Blue and purple; are they the same color?
Yes, in some cultures.
If you think those two colors are different, some would suggest you have a cultural bias. In many parts of the world, in some languages and cultures, there is one word for both colors, blue and purple.
I am not a physicist, but I know we have a color spectrum, a rainbow. We can break the parts of the spectrum in any way, and we can give a color name to each section.
If you learn a new language, keep that principle in mind. Be an Anthropologist.
We should understand that humans always divide larger ideas into smaller categories, and ideas like colors belong to our culture. Ideas are not always true, sometimes they are biased interpretations. Sometimes we slice the pie in different ways.
That explains many of our modern political arguments. Often, we are talking about different things, in the same argument.
We have a classic example of this in the news. This happened among conservative political people, all associated with the US Republican Party.
One member of the Party published a statement, online “There’s no hope for any of us outside of having faith in Jesus Christ alone.”
That statement brought a harsh rebuke from a senior member of the Party “This is one of the most bigoted tweets I have ever seen. Delete it, Lizzie.”
- READ: GOP’s Max Miller, Ilhan Omar clash over ‘bigoted’ Christian post: “You have gone too far‘ | Fox News
It is clear how the Christians divided the spectrum: Jesus / not Jesus. The politician who corrected her had another pattern: Strong Religious Belief [bad] / Weak Religious Belief [good]. For that politician, a devout belief in Jesus is bigotry and must be deleted.
And then someone defended the Christian; a Somali Muslim and a Liberal politician, Ilhan Omar wrote back, “It’s also wrong to speak about religious freedom while simultaneously harassing people who freely express their beliefs,”
This story probably confuses people. Aren’t Christians and Muslims rivals, and sometimes enemies?
It is easy to understand that if Christians can’t believe, Muslims can’t either. The division is believe / don’t believe, be real, or just pretend.
This is a classic case of the people who don’t play the game making the rules. Religious people want to believe, not just express ideas that are vaguely spiritual.
Christians and Muslims have very different beliefs about God, but both groups have beliefs.
There are people, in the world today, who want to weaken belief, until it becomes nothing. When we say that ‘All roads lead to Heaven, and we only need to be spiritual.’ we are removing sincere belief in God.
“There are people, in the world today, who want to weaken belief, until it becomes nothing.”
Personal freedom is so hard to find.
Almost every story about Jesus in the Bible has an argument between people with different world views, or different ways to divide the spectrum.
One of my favorite examples is the story of the woman who was caught in adultery. Some religious leaders brought a woman to Jesus, to have her executed. They wanted Jesus to give his approval, so they could kill her by stoning, and make Jesus like them.

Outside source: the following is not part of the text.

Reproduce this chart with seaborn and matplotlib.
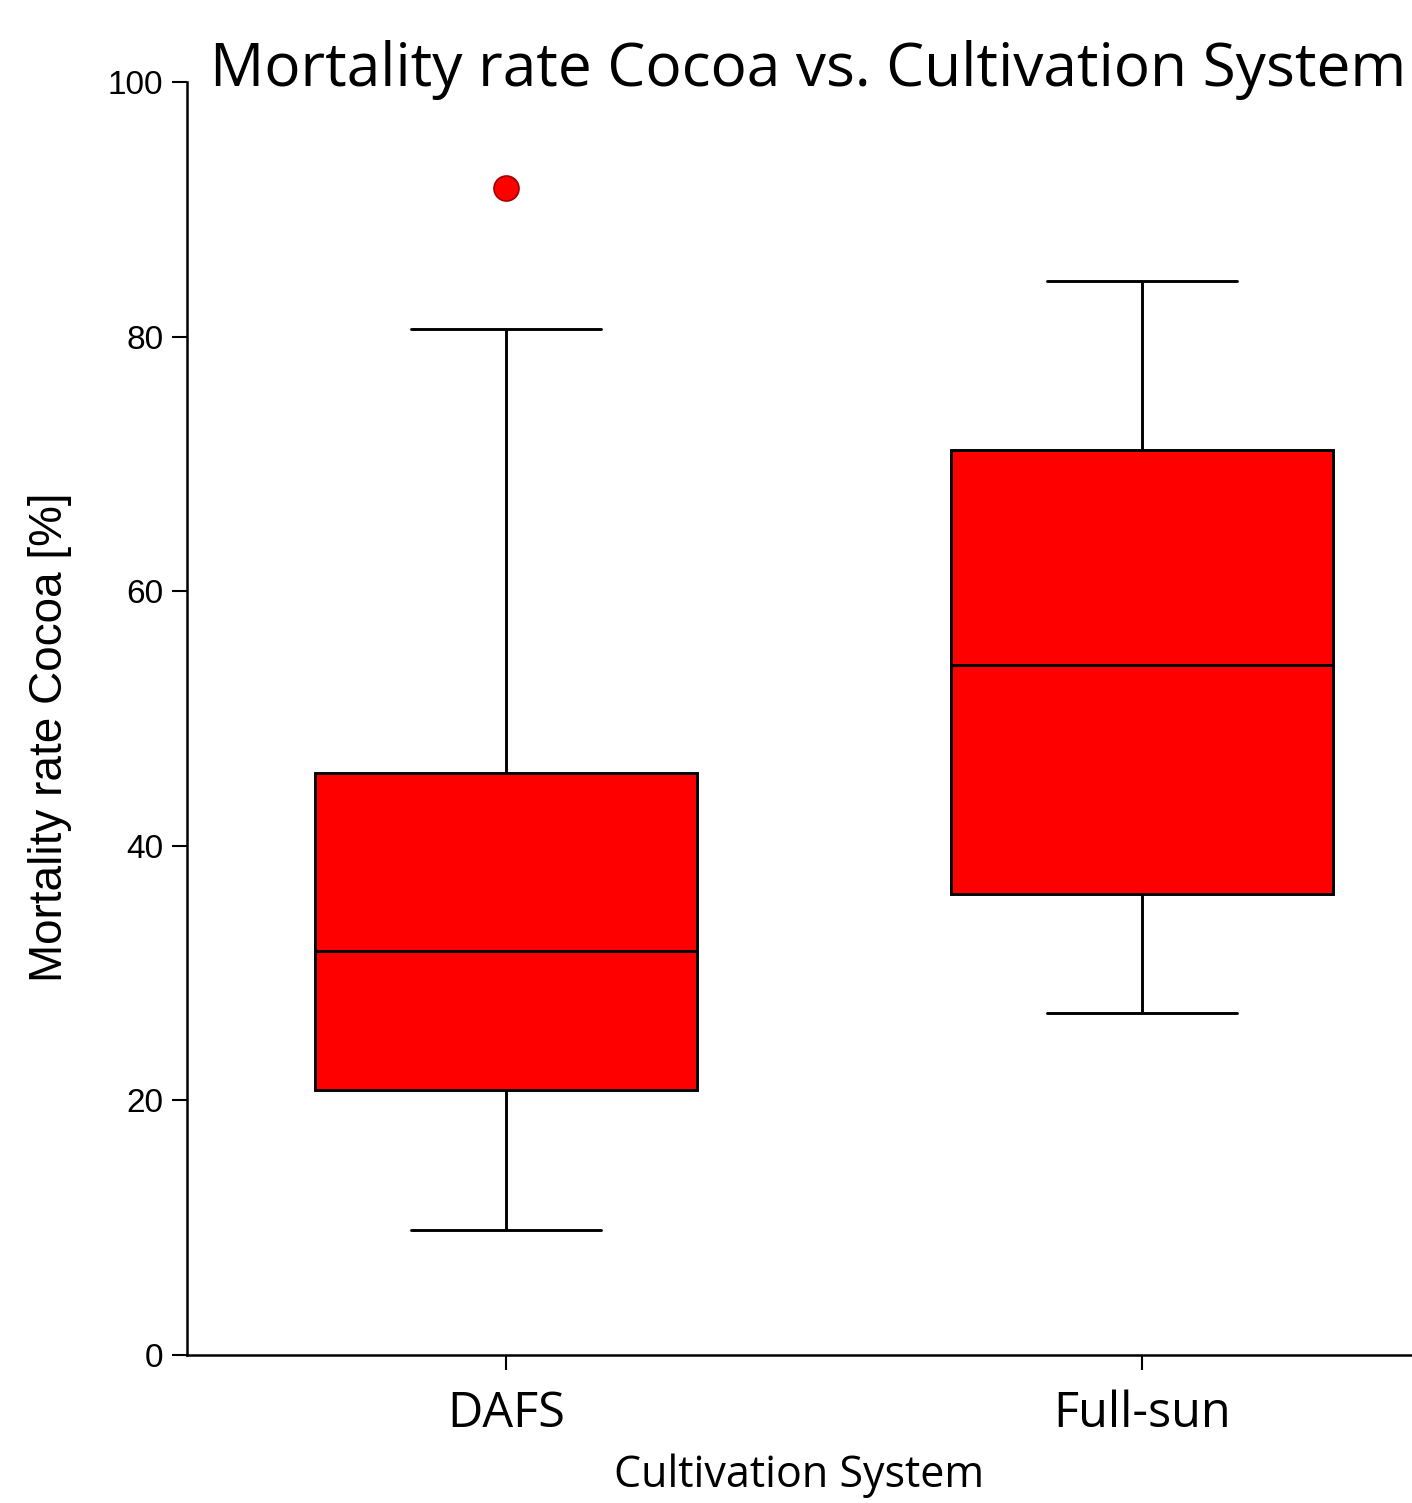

They had a strong case. The religious laws had severe penalties for adultery, and they could correctly stone that woman. Note that they did not bring the man who committed adultery with the woman. He should have been executed too.
The conversation was brief, and Jesus won the argument.
He told the executioners “Let him who is without sin among you be the first to throw a stone at her.” (John 8:7) when they heard it, they went away one by one, beginning with the older ones, and Jesus was left alone with the woman standing before him. Jesus stood up and said to her, “Woman, where are they? Has no one condemned you?” She said, “No one, Lord.” And Jesus said, “Neither do I condemn you; go, and from now on sin no more.” (verses 9, 10, and 11)
Both sides spoke to each other, but they had different conversations. One side focused on the authority to judge and condemn a victim, and Jesus focused on saving the whole world. One person was wrong, and deserved to die / we are all wrong, and deserve eternal punishment. With the Jesus argument, everyone should volunteer to be executed, or find a way to be saved.
That is how to win an argument; find the frame of reference, divide the spectrum correctly, and say what really matters in the bigger picture.